Salimos del colegio y comenzamos la procesión de todos los días, patear la pelota de plástico que ese día no había podido ser engalanada en el medio del patio. Nadie le podía quitar la pelota al Ángel, le decíamos tachuela por su pequeña estatura. Caminamos y llegamos a la esquina de la casa de la señora Antonia. Ella, la señora Antonia, era además de nuestra vecina, nuestra catequista, a ella, yo y mi hermana mayor y otros amigos de la población Las Industrias le debemos la iniciación en la fe cristiana.

Estando ahí entre la casa de la señora Antonia, la señora María carrera, de la Erika y el Miguel, sentimos un estallido estremecedor, que nos hizo lanzarnos al suelo, no lo sé, si fue nuestro instinto o fue la expansión que volteo nuestros cuerpos endebles de niños. Una vez en suelo, ese terror se fue acompañando del ruido de los aviones, que raudos surcaban el  cielo. Había gritos de guerra, guerra que comenzamos a vivir entre juego y realidad. Al suelo se escuchó, punta y codo nos acercamos a la reja de la señora María Carrera, yo, no avanzaba, quedé sobre mi bolsón y hacia estériles mis esfuerzos por apoyarme en mis codos y seguir el ritmo de mis amigos.
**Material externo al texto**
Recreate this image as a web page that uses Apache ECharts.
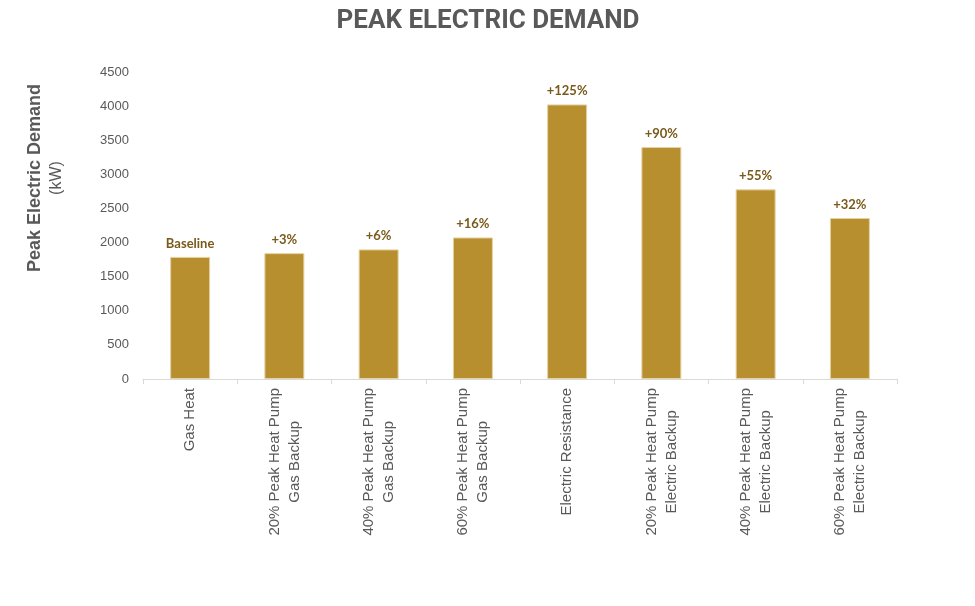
<!DOCTYPE html>
<html><head><meta charset="utf-8">
<script src="https://cdn.jsdelivr.net/npm/echarts@6/dist/echarts.min.js"></script>
<style>html,body{margin:0;padding:0;background:#fff}#c{width:975px;height:606px}</style>
</head><body><div id="c"></div>
<script>
const categories = ["Gas Heat","20% Peak Heat Pump\nGas Backup","40% Peak Heat Pump\nGas Backup","60% Peak Heat Pump\nGas Backup","Electric Resistance","20% Peak Heat Pump\nElectric Backup","40% Peak Heat Pump\nElectric Backup","60% Peak Heat Pump\nElectric Backup"];
const values = [1790, 1845, 1900, 2075, 4025, 3400, 2780, 2360];
const barLabels = ["Baseline","+3%","+6%","+16%","+125%","+90%","+55%","+32%"];
const chart = echarts.init(document.getElementById('c'));
chart.setOption({
  animation:false,
  title:{text:'PEAK ELECTRIC DEMAND',left:483,textAlign:'center',top:3,textStyle:{fontFamily:'Roboto',fontWeight:'bold',fontSize:26,color:'#595959'}},
  grid:{left:143,right:78,top:72,bottom:227},
  xAxis:{type:'category',data:categories,
    axisLine:{lineStyle:{color:'#d9d9d9'}},
    axisTick:{show:true,length:5,lineStyle:{color:'#d9d9d9'}},
    axisLabel:{rotate:90,margin:9,
      formatter:v=>v.split('\n').map(s=>'{a|'+s+'}').join('\n'),
      rich:{a:{color:'#595959',fontSize:15,fontFamily:'Liberation Sans',lineHeight:20,align:'center'}}}},
  yAxis:{type:'value',min:0,max:4500,interval:500,
    splitLine:{show:false},axisLine:{show:false},axisTick:{show:false},
    axisLabel:{color:'#595959',fontSize:13,fontFamily:'Liberation Sans',margin:14,formatter:v=>String(v)}},
  graphic:[{type:'text',x:46,y:178,rotation:Math.PI/2,
    style:{text:'{b|Peak Electric Demand}\n{n|(kW)}',align:'center',verticalAlign:'middle',fill:'#595959',
      rich:{b:{fontFamily:'Liberation Sans',fontWeight:'bold',fontSize:18,fill:'#595959',color:'#595959',lineHeight:21,align:'center'},
            n:{fontFamily:'Liberation Sans',fontSize:16,fill:'#595959',color:'#595959',lineHeight:21,align:'center'}}}}],
  series:[{type:'bar',data:values,barWidth:40,
    itemStyle:{color:'#B88F2F',borderColor:'#E6D3A3',borderWidth:1},
    label:{show:true,position:'top',distance:7,color:'#7A5A1A',fontWeight:'bold',fontSize:13,fontFamily:'Lato',
      formatter:p=>barLabels[p.dataIndex]}}]
});
</script></body></html>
Por fin puse el bolsón en mi espalda cuando vino otro estruendo, ahí ya sabíamos que realmente eran bombazos, el ruido de los aviones que circulaban a baja altura, nos hizo pensar que el ataque era directamente hacia nosotros, y eso nos paralizó, el llanto de mis amigos y lassúplicas a Dios pidiendo y recordando que éramos niños y que no queríamos morir, gatillaron lágrimas tras lágrimas. Pasamos así, arrastrando nuestros cuerpos, apegados a las rejas de los vecinos, la familia Espínola y por fuera de la casa de la señora Inés y don Carlos, hasta que por fin logramos llegar a la casa de la Sra. Silvia y don Keno, justo enfrente de mi casa… Estando ahí refugiados, se sucedieron otros bombazos, tirado en la tierra del antejardín de la Sra. Silvia y entre las maderas que existían como rejas, podía ver mi casa, pero esos 6 metros que las separaban se hacían un infierno para poder cruzarla. Mis piernas no se atrevieron y mi valentía tampoco. Se quedó en blanco mi alma, blanca como un trozo de estrella, como esperando no jugar más juegos de guerra. La reja de mi casa tenía un candado inmenso y una cadena con eslabónes de buque para mis manos frágiles. Entonces, decidí quedarme ahí, acurrucado junto a mis amigos y recordar para siempre ese día.